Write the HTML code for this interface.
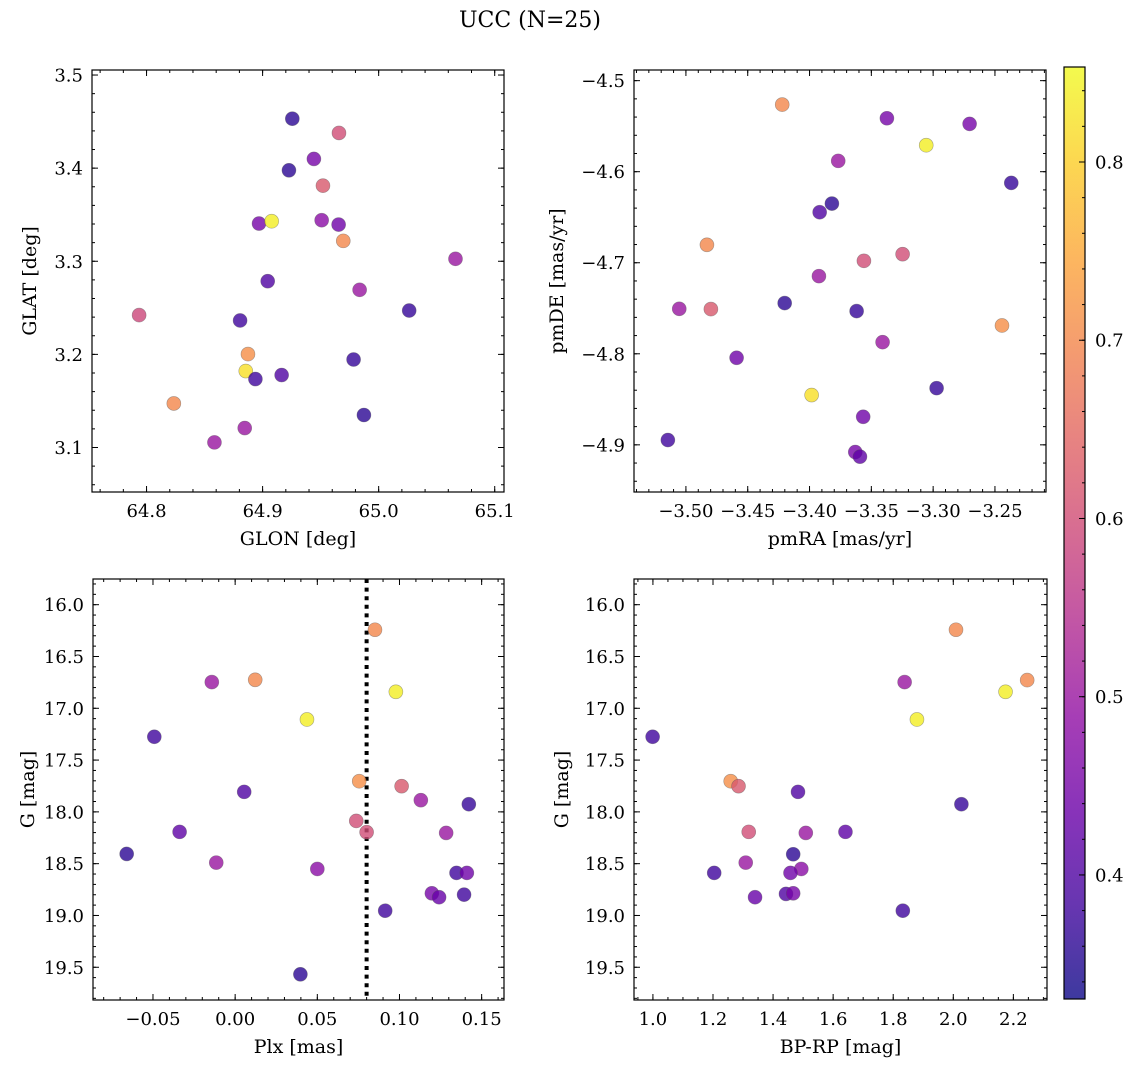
<!DOCTYPE html>
<html><head><meta charset="utf-8">
<style>
html,body{margin:0;padding:0;background:#fff;}
svg{display:block;font-family:"DejaVu Serif","Liberation Serif",serif;}
</style></head>
<body>
<svg id="fig" width="1136" height="1067" viewBox="0 0 1136 1067" xmlns="http://www.w3.org/2000/svg">
<text x="530" y="27" font-size="22" text-anchor="middle">UCC (N=25)</text>
</svg>
<script>
// ---- data ----
const glon = [64.9256,64.9658,64.9442,64.9227,64.952,64.8969,64.9078,64.9509,64.9655,64.9695,65.0662,64.9044,64.9836,65.0263,64.7936,64.8806,64.8874,64.9784,64.8855,64.8938,64.9164,64.8235,64.9873,64.8846,64.8585];
const glat = [3.4531,3.4378,3.4099,3.3977,3.3812,3.3405,3.343,3.3441,3.3394,3.3219,3.3026,3.2786,3.2693,3.2471,3.2422,3.2364,3.2003,3.1945,3.1821,3.1735,3.1778,3.1473,3.1349,3.1209,3.1055];
const probPos = [0.36,0.60,0.45,0.36,0.62,0.45,0.84,0.48,0.44,0.70,0.50,0.40,0.50,0.37,0.59,0.38,0.71,0.37,0.82,0.38,0.40,0.70,0.36,0.50,0.50];

const pmra = [-3.4221,-3.3374,-3.2705,-3.3056,-3.3768,-3.2368,-3.3819,-3.3918,-3.483,-3.3247,-3.356,-3.3924,-3.4201,-3.5054,-3.4798,-3.3619,-3.2443,-3.3409,-3.459,-3.2972,-3.3983,-3.3566,-3.5146,-3.363,-3.3592];
const pmde = [-4.5263,-4.5413,-4.5475,-4.5709,-4.5881,-4.6123,-4.635,-4.6445,-4.6803,-4.6906,-4.6979,-4.7147,-4.7443,-4.7506,-4.7509,-4.7531,-4.7689,-4.7872,-4.8044,-4.8377,-4.8453,-4.8692,-4.8947,-4.9079,-4.913];
const probPm = [0.70,0.45,0.45,0.84,0.50,0.37,0.36,0.40,0.70,0.60,0.60,0.50,0.36,0.50,0.62,0.37,0.71,0.50,0.44,0.37,0.82,0.44,0.38,0.45,0.42];

const plx = [0.0851,-0.0142,0.0122,0.0978,0.0437,-0.0492,0.0755,0.1013,0.0055,0.113,0.1422,0.0737,0.080,-0.0338,0.1284,-0.066,-0.0115,0.05,0.1347,0.141,0.1197,0.1241,0.1393,0.0913,0.0397];
const gPlx = [16.242,16.747,16.725,16.841,17.108,17.275,17.704,17.752,17.807,17.887,17.926,18.087,18.196,18.193,18.203,18.406,18.49,18.551,18.589,18.589,18.786,18.824,18.799,18.954,19.568];
const probPlx = [0.70,0.50,0.70,0.84,0.84,0.38,0.71,0.62,0.40,0.50,0.37,0.60,0.60,0.42,0.50,0.36,0.50,0.48,0.38,0.44,0.45,0.43,0.38,0.38,0.36];

const bprp = [2.009,2.246,1.838,2.174,1.879,0.999,1.259,1.285,1.483,2.027,1.319,1.509,1.641,1.467,1.309,1.494,1.204,1.458,1.443,1.467,1.34,1.832];
const gCmd = [16.242,16.728,16.747,16.841,17.108,17.275,17.704,17.752,17.807,17.926,18.193,18.203,18.193,18.409,18.49,18.551,18.589,18.589,18.792,18.786,18.824,18.954];
const probCmd = [0.70,0.70,0.50,0.84,0.84,0.38,0.71,0.62,0.40,0.37,0.60,0.50,0.42,0.36,0.50,0.48,0.38,0.44,0.40,0.45,0.43,0.38];

const plxLine = 0.080;

const glonTicks = ["64.8","64.9","65.0","65.1"];
const glatTicks = ["3.1","3.2","3.3","3.4","3.5"];
const pmraTicks = ["−3.50","−3.45","−3.40","−3.35","−3.30","−3.25"];
const pmdeTicks = ["−4.9","−4.8","−4.7","−4.6","−4.5"];
const plxTicks = ["−0.05","0.00","0.05","0.10","0.15"];
const gTicks = ["16.0","16.5","17.0","17.5","18.0","18.5","19.0","19.5"];
const bprpTicks = ["1.0","1.2","1.4","1.6","1.8","2.0","2.2"];
const cbarTicks = ["0.4","0.5","0.6","0.7","0.8"];

const VMIN = 0.3304, VMAX = 0.8533;

// ---- helpers ----
const NS = "http://www.w3.org/2000/svg";
const fig = document.getElementById("fig");
function mk(tag, attrs, parent) {
  const e = document.createElementNS(NS, tag);
  for (const k in attrs) e.setAttribute(k, attrs[k]);
  (parent || fig).appendChild(e);
  return e;
}
const plasmaStops = ["#0d0887","#41049d","#6a00a8","#8f0da4","#b12a90","#cc4778","#e16462","#f2844b","#fca636","#fcce25","#f0f921"];
function hex2rgb(h){return [parseInt(h.slice(1,3),16),parseInt(h.slice(3,5),16),parseInt(h.slice(5,7),16)];}
function plasma(t){
  t=Math.max(0,Math.min(1,t));
  const f=t*10, i=Math.min(9,Math.floor(f)), r=f-i;
  const a=hex2rgb(plasmaStops[i]), b=hex2rgb(plasmaStops[i+1]);
  return "rgb("+a.map((v,k)=>Math.round(v+(b[k]-v)*r)).join(",")+")";
}
function cmap(v){return plasma((v-VMIN)/(VMAX-VMIN));}
function num(s){return parseFloat(s.replace("−","-"));}

function panel(cfg){
  const g = mk("g", {});
  
  
  const {x0,x1,y0,y1,xmin,xmax,ymin,ymax,invertY} = cfg;
  const sx = v => x0 + (v - xmin) / (xmax - xmin) * (x1 - x0);
  const sy = v => invertY ? y0 + (v - ymin) / (ymax - ymin) * (y1 - y0)
                          : y1 - (v - ymin) / (ymax - ymin) * (y1 - y0);
  const tg = mk("g", {stroke:"#000","stroke-width":"1"}, g);
  
  
  const eps=1e-9;
  for (let v = Math.ceil(xmin/cfg.xminor)*cfg.xminor; v <= xmax+eps; v += cfg.xminor){
    const X=sx(v);
    mk("line",{x1:X,x2:X,y1:y1,y2:y1-3},tg); mk("line",{x1:X,x2:X,y1:y0,y2:y0+3},tg);
  }
  for (let v = Math.ceil(ymin/cfg.yminor)*cfg.yminor; v <= ymax+eps; v += cfg.yminor){
    const Y=sy(v);
    mk("line",{x1:x0,x2:x0+3,y1:Y,y2:Y},tg); mk("line",{x1:x1,x2:x1-3,y1:Y,y2:Y},tg);
  }
  cfg.xticks.forEach(s=>{
    const X=sx(num(s));
    mk("line",{x1:X,x2:X,y1:y1,y2:y1-6},tg); mk("line",{x1:X,x2:X,y1:y0,y2:y0+6},tg);
    const t=mk("text",{x:X,y:y1+25,"font-size":"18","text-anchor":"middle",fill:"#000",stroke:"none"},g);
    t.textContent=s;
    
    
  });
  cfg.yticks.forEach(s=>{
    const Y=sy(num(s));
    mk("line",{x1:x0,x2:x0+6,y1:Y,y2:Y},tg); mk("line",{x1:x1,x2:x1-6,y1:Y,y2:Y},tg);
    const t=mk("text",{x:x0-9,y:Y+6.5,"font-size":"18","text-anchor":"end",fill:"#000",stroke:"none"},g);
    t.textContent=s;
    
    
  });
  if (cfg.vline !== undefined){
    const X=sx(cfg.vline);
    const l=mk("line",{x1:X,x2:X,y1:y0,y2:y1,stroke:"#000","stroke-width":"4","stroke-dasharray":"4,4.6"},g);
    
    
  }
  const pg = mk("g", {}, g);
  
  
  cfg.xs.forEach((xv,i)=>{
    const c=mk("circle",{cx:sx(xv),cy:sy(cfg.ys[i]),r:"7",fill:cmap(cfg.cs[i]),"fill-opacity":"0.8",stroke:"#555","stroke-opacity":"0.5","stroke-width":"0.6"},pg);
    
    
  });
  const fr=mk("rect",{x:x0,y:y0,width:x1-x0,height:y1-y0,fill:"none",stroke:"#000","stroke-width":"1.2"},g);
  
  
  const xl=mk("text",{x:(x0+x1)/2,y:y1+53,"font-size":"19","text-anchor":"middle"},g);
  xl.textContent=cfg.xlabel;
  
  
  const yx=cfg.ylabelX, yy=(y0+y1)/2;
  const yl=mk("text",{x:yx,y:yy,"font-size":"19","text-anchor":"middle",transform:"rotate(-90 "+yx+" "+yy+")"},g);
  yl.textContent=cfg.ylabel;
  
  
}

panel({name:"position-panel",x0:92,x1:504,y0:70,y1:492,xmin:64.753,xmax:65.108,ymin:3.0522,ymax:3.5054,
  xminor:0.02,yminor:0.02,xticks:glonTicks,yticks:glatTicks,xs:glon,ys:glat,cs:probPos,
  xlabel:"GLON [deg]",ylabel:"GLAT [deg]",ylabelX:36});
panel({name:"proper-motion-panel",x0:634,x1:1046,y0:70,y1:492,xmin:-3.542,xmax:-3.2087,ymin:-4.9518,ymax:-4.4883,
  xminor:0.01,yminor:0.02,xticks:pmraTicks,yticks:pmdeTicks,xs:pmra,ys:pmde,cs:probPm,
  xlabel:"pmRA [mas/yr]",ylabel:"pmDE [mas/yr]",ylabelX:563});
panel({name:"parallax-panel",x0:93,x1:504,y0:579,y1:1000,xmin:-0.0865,xmax:0.1636,ymin:15.752,ymax:19.816,invertY:true,
  xminor:0.01,yminor:0.1,xticks:plxTicks,yticks:gTicks,xs:plx,ys:gPlx,cs:probPlx,vline:plxLine,
  xlabel:"Plx [mas]",ylabel:"G [mag]",ylabelX:34});
panel({name:"cmd-panel",x0:634,x1:1047,y0:579,y1:1000,xmin:0.937,xmax:2.312,ymin:15.752,ymax:19.816,invertY:true,
  xminor:0.05,yminor:0.1,xticks:bprpTicks,yticks:gTicks,xs:bprp,ys:gCmd,cs:probCmd,
  xlabel:"BP-RP [mag]",ylabel:"G [mag]",ylabelX:568});

(function(){
  const cx0=1064,cx1=1085,cy0=67,cy1=999;
  const g=mk("g",{});
  
  
  const defs=mk("defs",{},g);
  const lg=mk("linearGradient",{id:"cb",x1:"0",y1:"1",x2:"0",y2:"0"},defs);
  for(let i=0;i<=20;i++){
    const t=i/20;
    mk("stop",{offset:t,"stop-color":plasma(t),"stop-opacity":"0.8"},lg);
  }
  const r=mk("rect",{x:cx0,y:cy0,width:cx1-cx0,height:cy1-cy0,fill:"url(#cb)",stroke:"#000","stroke-width":"1.2"},g);
  
  
  const sy=v=>cy1-(v-VMIN)/(VMAX-VMIN)*(cy1-cy0);
  for(let v=0.34;v<VMAX;v+=0.02){
    const Y=sy(v);
    mk("line",{x1:cx1,x2:cx1-3,y1:Y,y2:Y,stroke:"#000","stroke-width":"1"},g);
  }
  cbarTicks.forEach(s=>{
    const Y=sy(num(s));
    mk("line",{x1:cx1,x2:cx1-6,y1:Y,y2:Y,stroke:"#000","stroke-width":"1"},g);
    const t=mk("text",{x:cx1+10,y:Y+6.5,"font-size":"18"},g);
    t.textContent=s;
    
    
  });
})();
</script>
</body></html>
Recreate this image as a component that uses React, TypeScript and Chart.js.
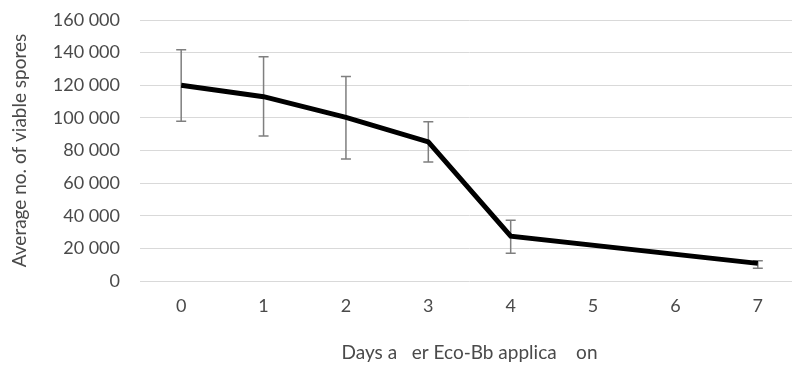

_Goal_
Copy each line from the records above that includes the string "this".

_Answer below_
Write the HTML code for this interface.
Recreate this image as a component that uses React, TypeScript and Chart.js.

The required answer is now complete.